What i tried to do is, create a fuzzy lookup algortihm that helps us to match these unique records with our mapping table by and shows us the percentage. I am applying Levenshtein algorithm to find the matches which is well known algorithm for fuzzy lookup. It is basically find the distance between two sources by inserting, deleting and swaping unmatched characters between two strings. But Levenshtein comes its own structure problem. For small length texts, Levenshtein works not so good. For example KLM and klm royal dutch airlines are same thing but because of unsufficient length of first text, Levenshtein matches KLM with Air Moldova. So, i figured it out, i need a logic to combine Levenshtein with Syllable match and substring match. I would be very happy if you guys help me. As below, you can see my code which is currently used at my addin.
' ------------------------------------‘
'Before here, i create arrays from ranges and all arrays are two dimensional arrays. Match and unmatched values are arr1 and arr2 at below code
For m = LBound(arr1, 1) To UBound(arr1, 1)
aresult = 0
qnumber = 0
For n = LBound(arr2, 1) To UBound(arr2, 1)
qnumber = qnumber + 1
a = Fuzzy(CStr(arr1(m, 1)), CStr(arr2(n, 1)))
If a > aresult Then
aresult = a
qresult = qnumber
End If
Next n
If aresult = 0 And qresult = 0 Then
arr3(m, 1) = CVErr(xlErrNA)
arr4(m, 1) = CVErr(xlErrNA)
Else
arr3(m, 1) = arr2(qresult, qnum)
arr4(m, 1) = "%" & Round(aresult * 100, 0)
End If
Next m
Private Function Fuzzy(ByVal s1 As String, ByVal s2 As String) As Single
Dim i As Integer, j As Integer, k As Integer, d1 As Integer, d2 As Integer, p As Integer
Dim c As String, a1 As String, a2 As String, f As Single, o As Single, w As Single
' ******* INPUT STRINGS CLEANSING *******
s1 = UCase(s1) 'input strings are converted to uppercase
d1 = Len(s1)
j = 1
For i = 1 To d1
c = Mid(s1, i, 1)
Select Case c
Case "0" To "9", "A" To "Z" 'filter the allowable characters
a1 = a1 & c 'a1 is what remains from s1 after filtering
j = j + 1
End Select
Next
If j = 1 Then Exit Function 'if s1 is empty after filtering
d1 = j - 1
s2 = UCase(s2)
d2 = Len(s2)
j = 1
For i = 1 To d2
c = Mid(s2, i, 1)
Select Case c
Case "0" To "9", "A" To "Z"
a2 = a2 & c
j = j + 1
End Select
Next
If j = 1 Then Exit Function
d2 = j - 1
k = d1
If d2 < d1 Then 'to prevent doubling the code below s1 must be made the shortest string, so we swap the variables
k = d2
d2 = d1
d1 = k
s1 = a2
s2 = a1
a1 = s1
a2 = s2
Else
s1 = a1
s2 = a2
End If
If k = 1 Then 'degenerate case, where the shortest string is just one character
If InStr(1, s2, s1, vbBinaryCompare) > 0 Then
Fuzzy = 1 / d2
Else
Fuzzy = 0
End If
Else '******* MAIN LOGIC HERE *******
i = 1
f = 0
o = 0
Do 'count the identical characters in s1 and s2 ("frequency analysis")
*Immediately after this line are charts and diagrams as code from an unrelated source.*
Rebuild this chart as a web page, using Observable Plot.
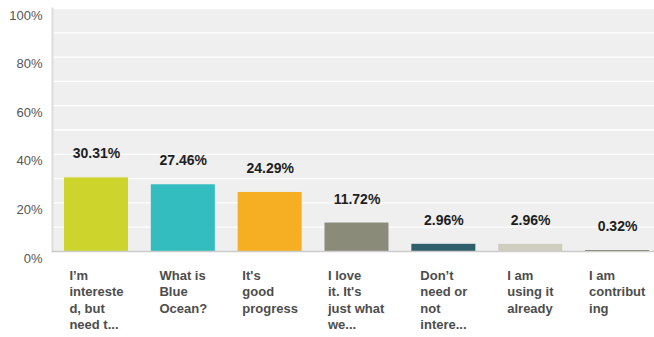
<!DOCTYPE html>
<html>
<head>
<meta charset="utf-8">
<script src="https://cdn.jsdelivr.net/npm/d3@7"></script>
<script src="https://cdn.jsdelivr.net/npm/@observablehq/plot@0.6"></script>
<style>
  body { margin: 0; background: #fff; }
  #chart svg { display: block; }
</style>
</head>
<body>
<div id="chart"></div>
<script>
const categories = ["interested", "whatis", "progress", "love", "dontneed", "using", "contributing"];
const tickLabels = [
  "I’m\nintereste\nd, but\nneed t...",
  "What is\nBlue\nOcean?",
  "It's\ngood\nprogress",
  "I love\nit. It's\njust what\nwe...",
  "Don’t\nneed or\nnot\nintere...",
  "I am\nusing it\nalready",
  "I am\ncontribut\ning"
];
const values = [30.31, 27.46, 24.29, 11.72, 2.96, 2.96, 0.32];
const colors = ["#cdd42b", "#33bdbf", "#f6ae22", "#8a8b78", "#2e5f6b", "#cfcdbf", "#5b6148"];
const yTicks = [0, 20, 40, 60, 80, 100];
const gridValues = [10, 20, 30, 40, 50, 60, 70, 80, 90, 100];

const data = categories.map((c, i) => ({cat: c, label: tickLabels[i], value: values[i], color: colors[i]}));
const labelOf = new Map(data.map(d => [d.cat, d.label]));

const chart = Plot.plot({
  width: 654,
  height: 337,
  marginLeft: 52,
  marginRight: 0,
  marginTop: 8,
  marginBottom: 86,
  style: {fontFamily: "'Liberation Sans', Arial, sans-serif", background: "#fff"},
  x: {domain: categories, range: [52, 661], paddingInner: 0.263, paddingOuter: 0.138, align: 0.5, round: false},
  y: {domain: [0, 100], label: null},
  marks: [
    Plot.frame({fill: "#efefef", stroke: null}),
    Plot.ruleY(gridValues, {stroke: "#fff", strokeWidth: 1.3}),
    Plot.barY(data, {x: "cat", y: "value", fill: "color", inset: 0}),
    Plot.frame({anchor: "left", stroke: "#dcdcdc", strokeWidth: 2}),
    Plot.frame({anchor: "bottom", stroke: "#cccccc", strokeWidth: 1.5}),
    Plot.text(data, {x: "cat", y: "value", text: d => d.value.toFixed(2) + "%", dy: -24, fontWeight: "bold", fontSize: 14, fill: "#1e1e1e"}),
    Plot.axisY({ticks: yTicks, tickSize: 0, tickPadding: 10, tickFormat: d => d + "%", dy: 7, fontSize: 13, fill: "#555", label: null}),
    Plot.axisX({tickSize: 0, tickPadding: 17, tickFormat: d => labelOf.get(d), fontSize: 13, fontWeight: "bold", fill: "#4d4d4d", lineHeight: 1.25, lineAnchor: "top", label: null})
  ]
});

document.getElementById("chart").appendChild(chart);

// left-align the lines of each x tick label within a centered block
chart.querySelectorAll('g[aria-label="x-axis tick label"] text').forEach(t => {
  const w = t.getBBox().width;
  t.setAttribute("text-anchor", "start");
  const tspans = t.querySelectorAll("tspan");
  if (tspans.length) tspans.forEach(s => s.setAttribute("x", -w / 2));
  else t.setAttribute("x", -w / 2);
});
</script>
</body>
</html>
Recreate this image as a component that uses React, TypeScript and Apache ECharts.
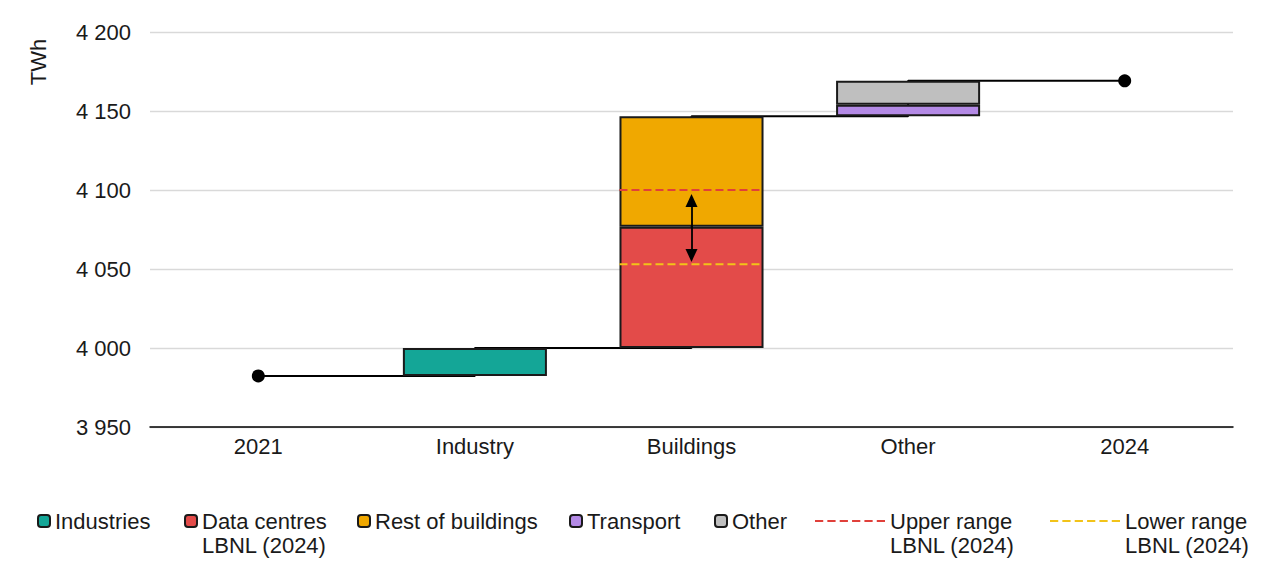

p = InStr(1, s2, Mid(s1, i, 1), vbBinaryCompare) 'search the character at position i from s1 in s2
If p > 0 Then 'found a matching character, at position p in s2
f = f + 1 'increment the frequency counter
s2 = Left(s2, p - 1) & "~" & Mid(s2, p + 1)
Do
If i >= k Then Exit Do 'no more characters to search
If Mid(s2, p + 1, 1) = Mid(s1, i + 1, 1) Then 'test if the next character is the same in the two strings
f = f + 1 'increment the frequency counter
o = o + 1 'increment the order counter
i = i + 1
p = p + 1
Else
Exit Do
End If
Loop
End If
If i >= k Then Exit Do
i = i + 1
Loop
If o > 0 Then o = o + 1
finish:
w = 2
Fuzzy = (w * o + f) / (w + 1) / d2
End If
End Function